* **EXTRACTED DATA**:
↓↓↓
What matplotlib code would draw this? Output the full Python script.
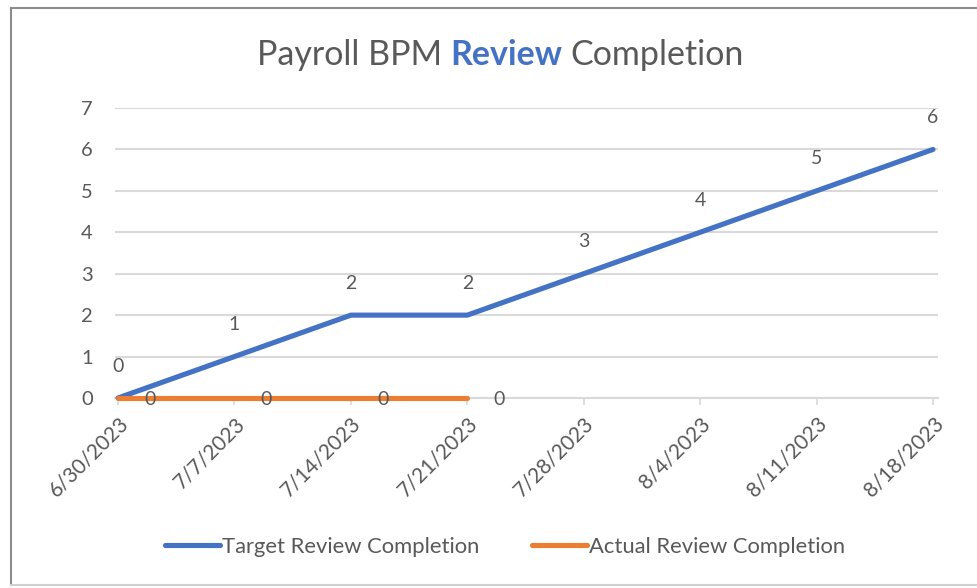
import matplotlib
matplotlib.use("Agg")
import matplotlib.pyplot as plt
from matplotlib.lines import Line2D

plt.rcParams['font.family'] = ['Lato', 'DejaVu Sans']

dates = ["6/30/2023", "7/7/2023", "7/14/2023", "7/21/2023",
         "7/28/2023", "8/4/2023", "8/11/2023", "8/18/2023"]
target = [0, 1, 2, 2, 3, 4, 5, 6]
actual = [0, 0, 0, 0]

BLUE = "#4472C4"
ORANGE = "#ED7D31"
TXT = "#595959"
GRID = "#D9D9D9"

W, H = 977, 588
fig = plt.figure(figsize=(W / 100, H / 100), dpi=100)
ax = fig.add_axes([115 / W, 1 - 398 / H, (938 - 115) / W, (398 - 108) / H])

x_t = list(range(len(target)))
x_a = list(range(len(actual)))
ax.plot(x_t, target, color=BLUE, lw=3.7, solid_capstyle='round', label="Target Review Completion",
        zorder=3, clip_on=False)
ax.plot(x_a, actual, color=ORANGE, lw=3.7, solid_capstyle='round', label="Actual Review Completion",
        zorder=3, clip_on=False)

for xi, v in zip(x_t, target):
    ax.annotate(str(v), (xi, v), xytext=(0, 23), textcoords='offset points',
                ha='center', va='center', fontsize=14, color=TXT)
for xi, v in zip(x_a, actual):
    ax.annotate(str(v), (xi, v), xytext=(23, -1), textcoords='offset points',
                ha='center', va='center', fontsize=14, color=TXT)

ax.set_ylim(0, 7)
ax.set_xlim(-3 / 116.43, 7 + 5 / 116.43)
ax.set_yticks(range(0, 8))
ax.yaxis.grid(True, color=GRID, lw=1.5)
ax.set_axisbelow(True)
ax.set_xticks(x_t)
ax.set_xticklabels(dates, rotation=45, ha='right', va='top', rotation_mode='anchor')
ax.tick_params(axis='y', length=0, pad=16, labelsize=14.5, labelcolor=TXT)
ax.tick_params(axis='x', length=5, width=1.2, color=GRID, pad=6, labelsize=15, labelcolor=TXT)
for s in ['top', 'right', 'left']:
    ax.spines[s].set_visible(False)
ax.spines['bottom'].set_color(GRID)
ax.spines['bottom'].set_linewidth(1.5)

# Title with mixed style
y_base = 1 - 65 / H
TS = 24.5
t1 = fig.text(0, y_base, "Payroll BPM", fontsize=TS, color=TXT, ha='left', va='baseline')
t2 = fig.text(0, y_base, "Review", fontsize=TS, color=BLUE, fontweight='bold', ha='left', va='baseline')
t3 = fig.text(0, y_base, "Completion", fontsize=TS, color=TXT, ha='left', va='baseline')
fig.canvas.draw()
r = fig.canvas.get_renderer()
w1 = t1.get_window_extent(r).width
w2 = t2.get_window_extent(r).width
w3 = t3.get_window_extent(r).width
gap = 8
total = w1 + gap + w2 + gap + w3
x0 = 500 - total / 2
t1.set_x(x0 / W)
t2.set_x((x0 + w1 + gap) / W)
t3.set_x((x0 + w1 + gap + w2 + gap) / W)

leg = fig.legend(loc='center', bbox_to_anchor=(505 / W, 1 - 547 / H), ncol=2, frameon=False,
                 fontsize=15.8, handlelength=2.5, handletextpad=0.1, columnspacing=2.4, labelcolor=TXT)

# chart border
fig.add_artist(Line2D([11 / W, 11 / W], [1 - 585 / H, 1 - 8 / H], transform=fig.transFigure, color="#8C8C8C", lw=1.5))
fig.add_artist(Line2D([11 / W, 1], [1 - 8 / H, 1 - 8 / H], transform=fig.transFigure, color="#8C8C8C", lw=1.5))
fig.add_artist(Line2D([11 / W, 1], [1 - 585 / H, 1 - 585 / H], transform=fig.transFigure, color="#D0D0D0", lw=1.5))

fig.savefig("out.png", dpi=100)
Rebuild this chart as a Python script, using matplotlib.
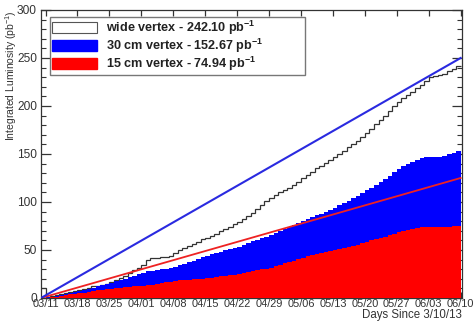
import numpy as np
import matplotlib
matplotlib.use("Agg")
import matplotlib.pyplot as plt
from matplotlib.patches import Patch
from matplotlib.ticker import MultipleLocator

plt.rcParams['font.family'] = ['Liberation Sans', 'DejaVu Sans']
plt.rcParams['mathtext.fontset'] = 'custom'
plt.rcParams['mathtext.rm'] = 'Liberation Sans'
plt.rcParams['mathtext.bf'] = 'Liberation Sans:bold'

# ---- data (cumulative integrated luminosity per day, pb^-1) ----
day_edges = list(range(0, 93))  # days since 3/10/13

wide_vertex = [10, 1, 2, 3, 4, 5, 6, 7, 8, 9,
               10, 12, 13, 14, 15, 17, 19, 21, 23, 26,
               29, 31, 34, 40, 42, 42, 43, 43, 44, 47,
               50, 52, 54, 56, 58, 61, 63, 65, 67, 70,
               72, 74, 77, 79, 82, 85, 89, 93, 97, 101,
               104, 107, 110, 113, 115, 118, 121, 125, 128, 131,
               135, 138, 141, 144, 147, 150, 153, 157, 160, 164,
               168, 172, 176, 181, 185, 190, 195, 200, 204, 208,
               211, 215, 219, 222, 226, 230, 231, 232, 233, 236,
               239, 242.10]

vertex_30cm = [0.5, 1, 1.5, 2, 3, 4, 5, 6, 7, 8,
               9, 10, 12, 14, 15, 16, 18, 19, 20, 22,
               23, 25, 26, 28, 28, 29, 30, 30, 31, 32,
               34, 35, 37, 39, 41, 43, 44, 46, 47, 48,
               50, 51, 52, 53, 55, 57, 59, 60, 62, 64,
               66, 68, 70, 72, 74, 76, 78, 80, 82, 84,
               86, 88, 90, 92, 94, 97, 99, 101, 104, 106,
               109, 112, 115, 118, 121, 124, 127, 131, 134, 137,
               140, 142, 144, 146, 147, 147, 147, 147, 148, 150,
               151, 152.67]

vertex_15cm = [0.3, 0.5, 1, 1.5, 2, 3, 4, 4.5, 5, 5.5,
               6, 7, 8, 8.5, 9, 9.5, 10, 10.5, 11, 11.5,
               12, 12.5, 13, 13.5, 14, 15, 16, 16.5, 17, 18,
               18.5, 19, 19, 19.5, 20, 20, 20.5, 21, 22, 22.5,
               23, 23.5, 24, 25, 26, 27, 28, 29, 30, 30.5,
               31, 33, 34, 36, 37, 39, 41, 42, 44, 45,
               46, 47, 48, 49, 50, 51, 52, 53, 54, 55,
               57, 58, 60, 61, 63, 64, 66, 67, 69, 70,
               71, 72, 73, 73.5, 74, 74, 74, 74, 74.2, 74.4,
               74.7, 74.94]

target_days = [0, 92]
target_30cm = [0, 250]
target_15cm = [0, 125]

tick_days = [1, 8, 15, 22, 29, 36, 43, 50, 57, 64, 71, 78, 85, 92]
tick_labels = ['03/11', '03/18', '03/25', '04/01', '04/08', '04/15', '04/22',
               '04/29', '05/06', '05/13', '05/20', '05/27', '06/03', '06/10']

legend_labels = [r'wide vertex - 242.10 pb$^{\mathbf{-1}}$',
                 r'30 cm vertex - 152.67 pb$^{\mathbf{-1}}$',
                 r'15 cm vertex - 74.94 pb$^{\mathbf{-1}}$']

# ---- figure ----
W, H = 473, 323
fig = plt.figure(figsize=(W / 100, H / 100), dpi=100)
ax = fig.add_axes([41 / W, 1 - 298 / H, 421 / W, 288 / H])

edges = np.array(day_edges)
ax.stairs(vertex_30cm, edges, fill=True, color='#0000ff', lw=0, zorder=2)
ax.stairs(vertex_15cm, edges, fill=True, color='#ff0000', lw=0, zorder=3)
ax.stairs(wide_vertex, edges, baseline=None, color='#333333', lw=0.9, zorder=1.8)
ax.plot(target_days, target_15cm, color='#ee2222', lw=1.3, zorder=4)
ax.plot(target_days, target_30cm, color='#2a2ae0', lw=1.5, zorder=5)

ax.set_xlim(0, 92.3)
ax.set_ylim(0, 300)
ax.set_xticks(tick_days)
ax.set_xticklabels(tick_labels)
ax.yaxis.set_major_locator(MultipleLocator(50))
ax.yaxis.set_minor_locator(MultipleLocator(10))

ax.tick_params(axis='both', which='both', direction='in', colors='#333333',
               top=True, right=True)
ax.tick_params(axis='y', which='major', length=7.5, width=0.9, labelsize=8.6, pad=3)
ax.tick_params(axis='y', which='minor', length=3.5, width=0.8)
ax.tick_params(axis='x', which='major', length=4.5, width=0.9, labelsize=7.9, pad=1.0)
for lab in ax.get_yticklabels() + ax.get_xticklabels():
    lab.set_color('#333333')
for s in ax.spines.values():
    s.set_color('#333333')
    s.set_linewidth(0.9)

handles = [Patch(facecolor='white', edgecolor='#555555', lw=0.8),
           Patch(facecolor='#0000ff', edgecolor='#0000ff'),
           Patch(facecolor='#ff0000', edgecolor='#ff0000')]
leg = ax.legend(handles, legend_labels, loc='upper left', mode='expand',
                bbox_to_anchor=(9 / 421, 1 - 7 / 288, 255 / 421, 0.001),
                borderaxespad=0,
                prop={'weight': 'bold', 'size': 9.1}, frameon=True,
                fancybox=False, edgecolor='#777777', framealpha=1,
                handlelength=3.55, handleheight=0.95, handletextpad=0.7,
                labelspacing=0.0, borderpad=0.15)
leg.get_frame().set_linewidth(1.0)
leg.set_zorder(10)
for t in leg.get_texts():
    t.set_color('#222222')

fig.text(11 / W, 1 - 10 / H, r'Integrated Luminosity (pb$^{-1}$)',
         rotation=90, ha='center', va='top', fontsize=7.5, color='#333333')
fig.text(462 / W, 1 - 315 / H, 'Days Since 3/10/13', ha='right', va='center',
         fontsize=8.3, color='#333333')

fig.savefig('out.png', dpi=100)
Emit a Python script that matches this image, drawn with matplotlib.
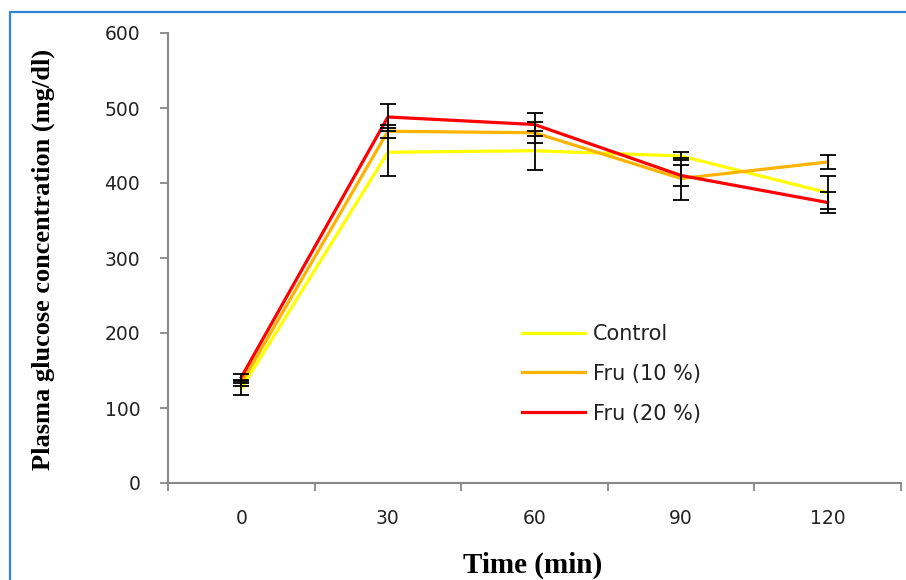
import matplotlib.pyplot as plt
from matplotlib.lines import Line2D

# time points (min) and mean plasma glucose (mg/dl) with SE
times = ["0", "30", "60", "90", "120"]
control = [126, 441, 443, 436, 387]
control_err = [8, 32, 26, 5, 22]
fru10 = [133, 469, 467, 406, 428]
fru10_err = [3, 9, 14, 28, 9]
fru20 = [141, 488, 478, 410, 374]
fru20_err = [4, 18, 15, 14, 14]

labels = ["Control", "Fru (10 %)", "Fru (20 %)"]
colors = ["#FFFF00", "#FFB300", "#FF0000"]

fig = plt.figure(figsize=(9.06, 5.8), dpi=100)
ax = fig.add_axes([168 / 906, 97 / 580, 733 / 906, 450 / 580])

x = list(range(len(times)))
for vals, errs, lab, col in zip([control, fru10, fru20],
                                [control_err, fru10_err, fru20_err],
                                labels, colors):
    ax.plot(x, vals, color=col, lw=2.3, label=lab, zorder=3)
    ax.errorbar(x, vals, yerr=errs, fmt="none", ecolor="black",
                elinewidth=1.3, capsize=6, capthick=1.3, zorder=4)

ax.set_xlim(-0.5, 4.5)
ax.set_ylim(0, 600)
ax.set_yticks(range(0, 601, 100))
ax.set_xticks([i - 0.5 for i in range(6)])
ax.set_xticklabels([])
ax.set_xticks(x, minor=True)
ax.set_xticklabels(times, minor=True)
ax.tick_params(axis="x", which="minor", length=0, pad=19)
ax.tick_params(axis="both", which="major", length=6, color="#888888", width=1.3)
ax.tick_params(axis="y", pad=14)
for lab in ax.get_xticklabels(minor=True) + ax.get_yticklabels():
    lab.set_fontsize(13.5)
    lab.set_color("#222222")

for s in ["top", "right"]:
    ax.spines[s].set_visible(False)
for s in ["left", "bottom"]:
    ax.spines[s].set_color("#888888")
    ax.spines[s].set_linewidth(1.5)

ax.set_ylabel("Plasma glucose concentration (mg/dl)", fontfamily="Liberation Serif",
              fontweight="bold", fontsize=19)
ax.yaxis.set_label_coords(-0.154, 0.496)
ax.set_xlabel("Time (min)", fontfamily="Liberation Serif",
              fontweight="bold", fontsize=21, va="center")
ax.xaxis.set_label_coords(0.497, -0.182)

leg = ax.legend(loc="upper left", bbox_to_anchor=(0.458, 0.395), frameon=False,
                fontsize=15, handlelength=3.0, labelspacing=0.95, handletextpad=0.4)
for t in leg.get_texts():
    t.set_color("#222222")

# blue frame (top and left edges visible in the original)
fig.add_artist(Line2D([10 / 906, 10 / 906, 1.0], [0.0, 1 - 12 / 580, 1 - 12 / 580],
                      transform=fig.transFigure, color="#2E86D6", lw=1.6))

fig.savefig("out.png", dpi=100)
↑↑↑
* **TASK DIRECTIONS**: Check all the records above and select each line where the string "script" is found.

* **SOLUTION TO THIS TASK**:
What matplotlib code would draw this? Output the full Python script.
Rebuild this chart as a Python script, using matplotlib.
Emit a Python script that matches this image, drawn with matplotlib.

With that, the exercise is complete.